The public’s frustration at the West’s refusal to arm Ukrainian forces and only provide financial help, with tough austerity strings attached, has bolstered the odds of the far right and the pro-Russian groups gaining ground.
Such an outcome could prompt Poroshenko’s loosely knit coalition to splinter which would in turn imperil his pledge to apply for EU membership by 2020 and to make the shriveled Soviet-era economy transparent and streamlined.
“With poverty growing, people may come out running to vote for the populist parties,” Anatoliy Oktysyuk of Kiev’s International Centre for Policy Studies told AFP.
“These elections are brutal and dirty. And they may not live up to our Western partners’ hopes.”
‘Vicious circle of corruption’
The demoralized mood of voters has been picked up by an astonishing 132 parties that use boastful slogans and colorful characters to draw in the media and prompt endless TV debates.
The Opposition Party — built from the ashes of the toppled Moscow-backed leadership — has peppered the streets with posters promising “Prosperity and Peace.”

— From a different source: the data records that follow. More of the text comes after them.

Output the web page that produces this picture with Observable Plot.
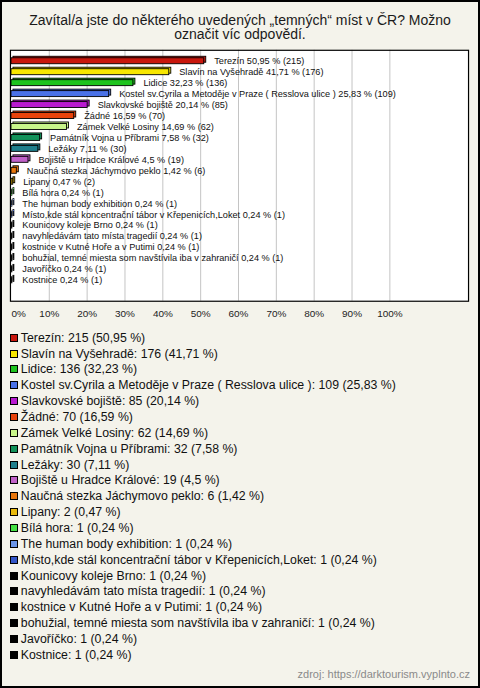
<!DOCTYPE html>
<html>
<head>
<meta charset="utf-8">
<script src="https://cdn.jsdelivr.net/npm/d3@7"></script>
<script src="https://cdn.jsdelivr.net/npm/@observablehq/plot@0.6"></script>
<style>
  html, body { margin: 0; padding: 0; background: #fff; }
  #wrap {
    position: relative; width: 480px; height: 688px; box-sizing: border-box;
    border: 2px solid #000; background: #f4f3eb; overflow: hidden;
    font-family: "Liberation Sans", Arial, sans-serif;
  }
  #title {
    position: absolute; left: 0; width: 476px; top: 10.5px; text-align: center;
    font-size: 14px; line-height: 14.5px; color: #1a1a1a;
  }
  #chart { position: absolute; left: -2px; top: -2px; }
  #legend { position: absolute; left: 7px; top: 327.8px; }
  .row { display: flex; align-items: center; height: 15.87px; font-size: 12.3px; color: #111; white-space: nowrap; }
  .sw { width: 6px; height: 6px; border: 1px solid #000; margin: 0 3.3px 0 0.5px; flex: none; }
  #caption { position: absolute; right: 8px; top: 666px; font-size: 11px; color: #8a8a8a; }
</style>
</head>
<body>
<div id="wrap">
  <div id="title">Zavítal/a jste do některého uvedených „temných“ míst v ČR? Možno<br>označit víc odpovědí.</div>
  <div id="chart"></div>
  <div id="legend"></div>
  <div id="caption">zdroj: https://darktourism.vyplnto.cz</div>
</div>
<script>
const names = [
  "Terezín",
  "Slavín na Vyšehradě",
  "Lidice",
  "Kostel sv.Cyrila a Metoděje v Praze ( Resslova ulice )",
  "Slavkovské bojiště",
  "Žádné",
  "Zámek Velké Losiny",
  "Památník Vojna u Příbrami",
  "Ležáky",
  "Bojiště u Hradce Králové",
  "Naučná stezka Jáchymovo peklo",
  "Lipany",
  "Bílá hora",
  "The human body exhibition",
  "Místo,kde stál koncentrační tábor v Křepenicích,Loket",
  "Kounicovy koleje Brno",
  "navyhledávám tato místa tragedií",
  "kostnice v Kutné Hoře a v Putimi",
  "bohužial, temné miesta som navštívila iba v zahraničí",
  "Javoříčko",
  "Kostnice"
];
const counts = [215, 176, 136, 109, 85, 70, 62, 32, 30, 19, 6, 2, 1, 1, 1, 1, 1, 1, 1, 1, 1];
const percents = [50.95, 41.71, 32.23, 25.83, 20.14, 16.59, 14.69, 7.58, 7.11, 4.5, 1.42, 0.47, 0.24, 0.24, 0.24, 0.24, 0.24, 0.24, 0.24, 0.24, 0.24];
const colors = [
  "#c8170d", "#f7e600", "#1ec31e", "#4a72e8", "#b81ad0", "#e8430c", "#c8f58a",
  "#12925a", "#1f7f8c", "#c061c8", "#e8760c", "#e8b90c", "#44e044", "#6a95e8",
  "#3356c8", "#000000", "#000000", "#000000", "#000000", "#000000", "#000000"
];
const xTicks = [0, 10, 20, 30, 40, 50, 60, 70, 80, 90, 100];

const fmt = v => String(v).replace(".", ",");
const data = names.map((n, i) => ({ name: n, count: counts[i], pct: percents[i], color: colors[i] }));

const step = 11.475, pad = 0.5;
const y0 = 56.5 - step * (0.5 + pad / 2);
const y1 = y0 + step * (names.length + pad);

const chart = Plot.plot({
  width: 480,
  height: 325,
  marginTop: 50,
  marginBottom: 23,
  marginLeft: 10,
  marginRight: 10,
  style: { background: "transparent", fontFamily: "'Liberation Sans', Arial, sans-serif" },
  x: { domain: [0, 100], range: [11, 391], label: null },
  y: { domain: names, range: [y0, y1], padding: pad, axis: null, label: null },
  color: { type: "identity" },
  marks: [
    Plot.frame({ fill: "white", stroke: "none" }),
    Plot.ruleX(xTicks.slice(1), { stroke: "#c4c4c4", strokeWidth: 1 }),
    Plot.barX(data, { y: "name", x: "pct", fill: "color", stroke: "#000", strokeWidth: 0.9, dx: 2, dy: -1.5 }),
    Plot.barX(data, { y: "name", x: "pct", fill: "color", stroke: "#000", strokeWidth: 0.9 }),
    Plot.text(data, {
      y: "name", x: "pct", dx: 10, textAnchor: "start", fontSize: 9.2, fill: "#111",
      text: d => `${d.name} ${fmt(d.pct)} % (${d.count})`
    }),
    Plot.frame({ stroke: "#000", strokeWidth: 1.2 }),
    Plot.axisX([0], { anchor: "bottom", tickSize: 0, tickPadding: 9, fontSize: 10, textAnchor: "start", tickFormat: d => d + "%", fill: "#222", label: null }),
    Plot.axisX(xTicks.slice(1), { anchor: "bottom", tickSize: 0, tickPadding: 9, fontSize: 10, tickFormat: d => d + "%", fill: "#222", label: null })
  ]
});
document.getElementById("chart").appendChild(chart);

const legend = document.getElementById("legend");
data.forEach(d => {
  const row = document.createElement("div");
  row.className = "row";
  const sw = document.createElement("span");
  sw.className = "sw";
  sw.style.background = d.color;
  const t = document.createElement("span");
  t.textContent = `${d.name}: ${d.count} (${fmt(d.pct)} %)`;
  row.appendChild(sw);
  row.appendChild(t);
  legend.appendChild(row);
});
</script>
</body>
</html>
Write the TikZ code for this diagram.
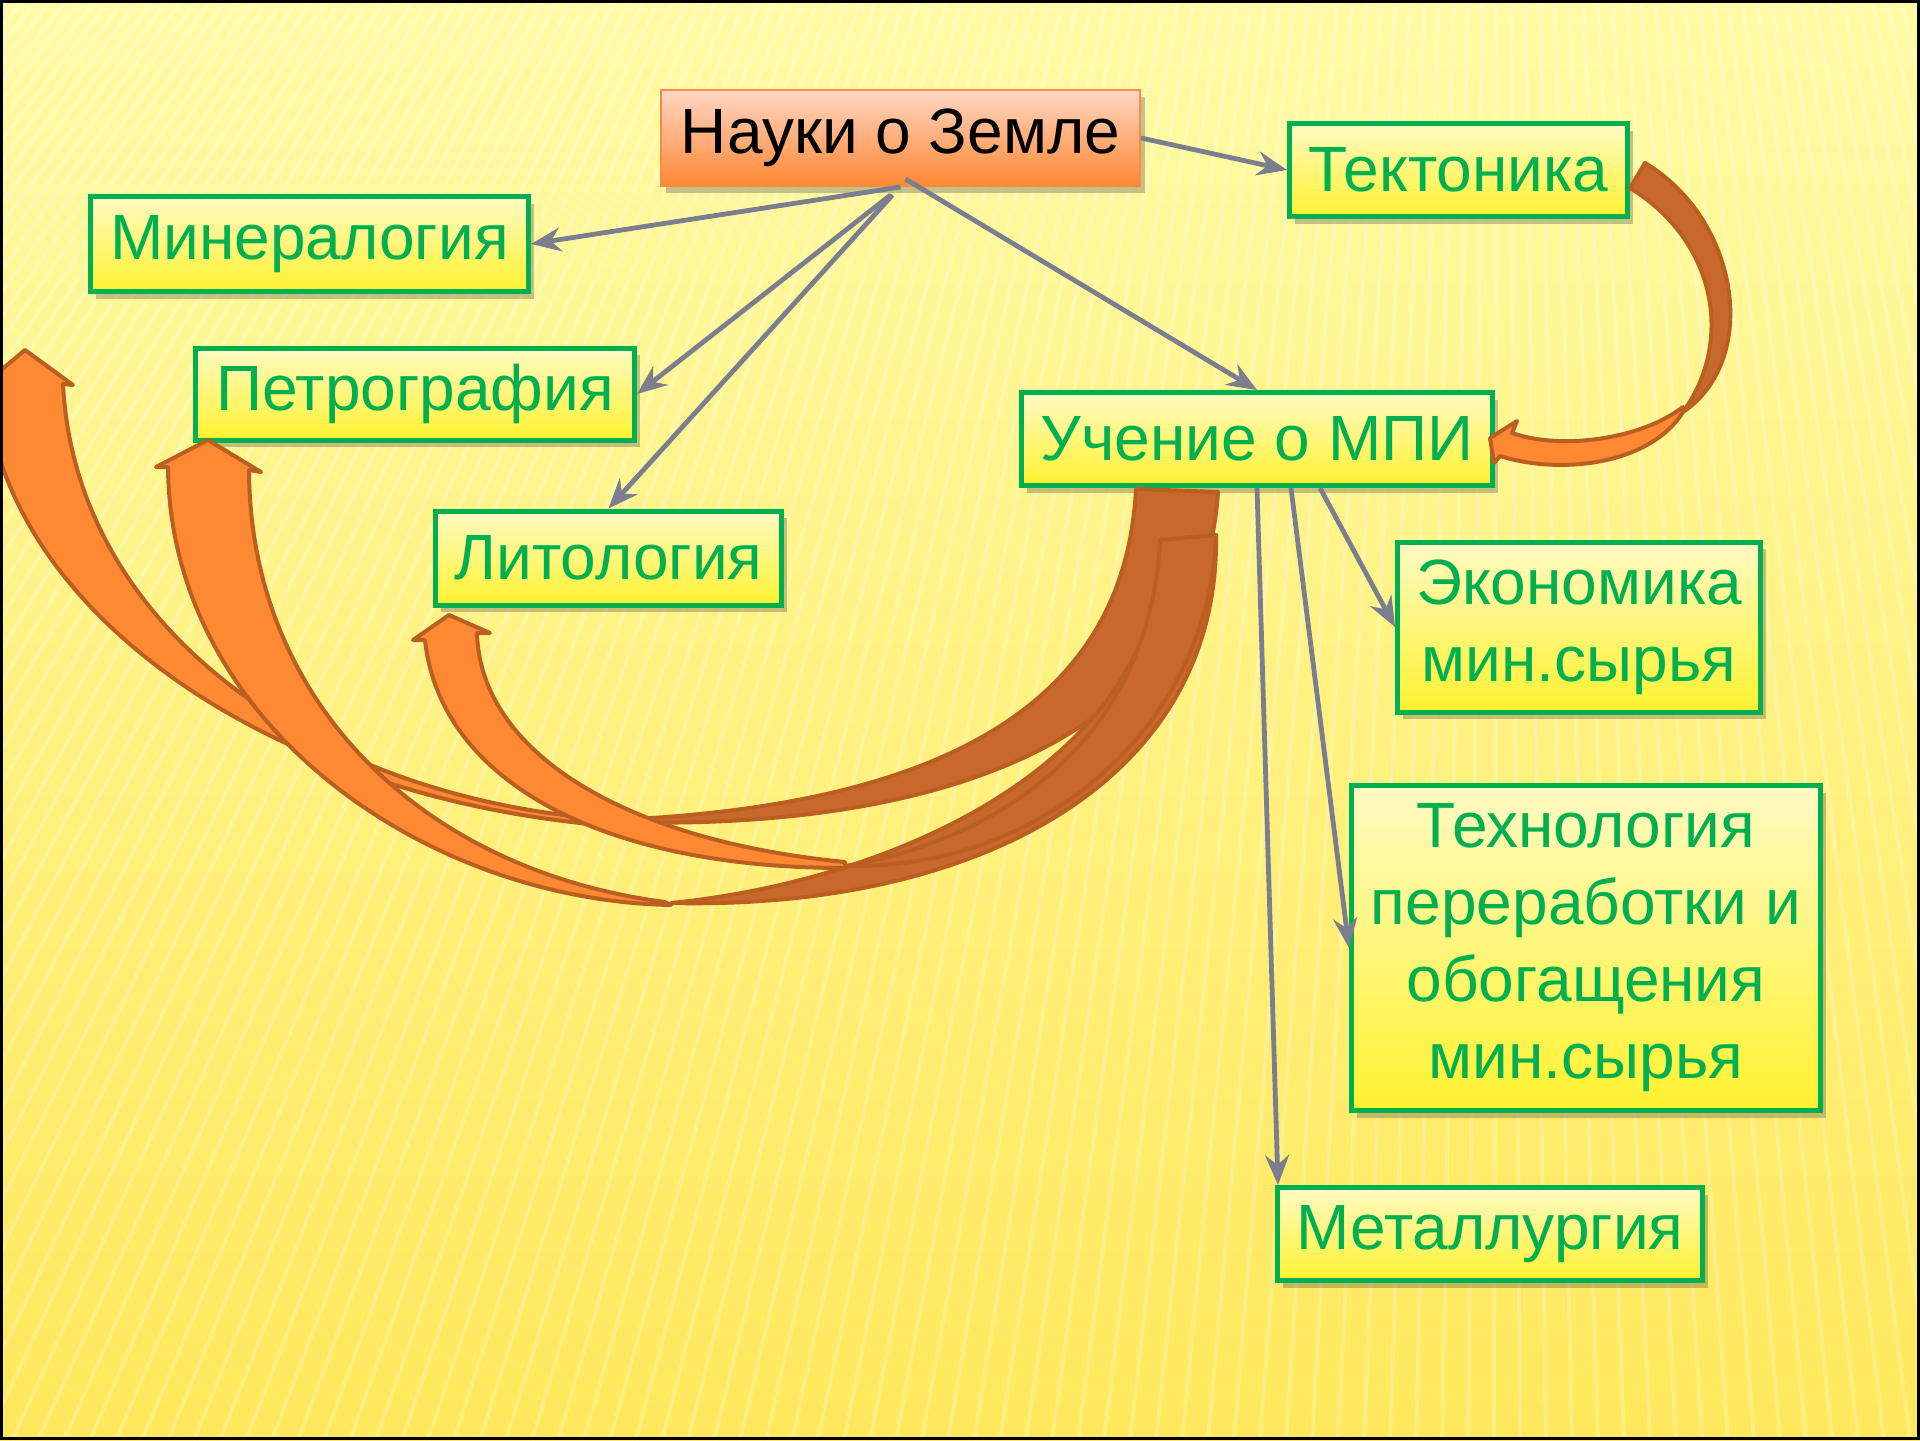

Former 2004 pro-democracy Orange Revolution leader and ex-premier Yulia Tymoshenko demands a “professional army and fair tariffs.”
The fiery and divisive political survivor is expected to do better than her disappointing sixth place showing in last October’s parliamentary vote.
But few candidates or parties appear to be focusing on actual local issues.
Prominent pro-EU protest member Vasyl Arbuzov said the Poroshenko-backed candidate for mayor of the historic Black Sea port of Odessa “appears to know little about the city’s public toilets or have any idea what he is getting himself into.”
Poroshenko’s Solidarity party is still projected to grab the biggest number of the mayoral seats and local legislatures up for grabs.
But his perceived inability to deal with a handful of tycoons who many feel ultimately decide the country’s future has seen his own ratings slip to less than half of what they were when he became president in May 2014.
“Ukraine’s politics suffer from a vicious circle of corruption,” said Anders Aslund of the Washington-based Atlantic Council.
“Its elections are extremely expensive. Large amounts of gray and black funds are needed to finance them. Criminals, called gray cardinals, handle this black financing, extracted from the state treasury and state companies.”
Poroshenko’s confident promise the day after his presidential triumph to make the eastern campaign “shorter in terms of timeframes and more efficient” has also done little to help his cause.
The rebel-run parts of the Russian-speaking Lugansk and Donetsk regions are not only boycotting Sunday’s elections but also planning their own for early next year.
Their decision underscores how little Poroshenko has achieved in the course of an 18-month campaign that has involved 83,000 frontline soldiers and cost $5 million (4.4 million euros) a day.
The insurgents intend to bar pro-Kiev candidates from their polls and accuse Poroshenko of committing “genocide.”
“The Kiev authorities are living in a parallel world — a sort of virtual reality,” Donetsk separatist leader Alexander Zakharchenko said on Tuesday.
“They not only fail to understand what is really happening here — they simply refuse to understand.”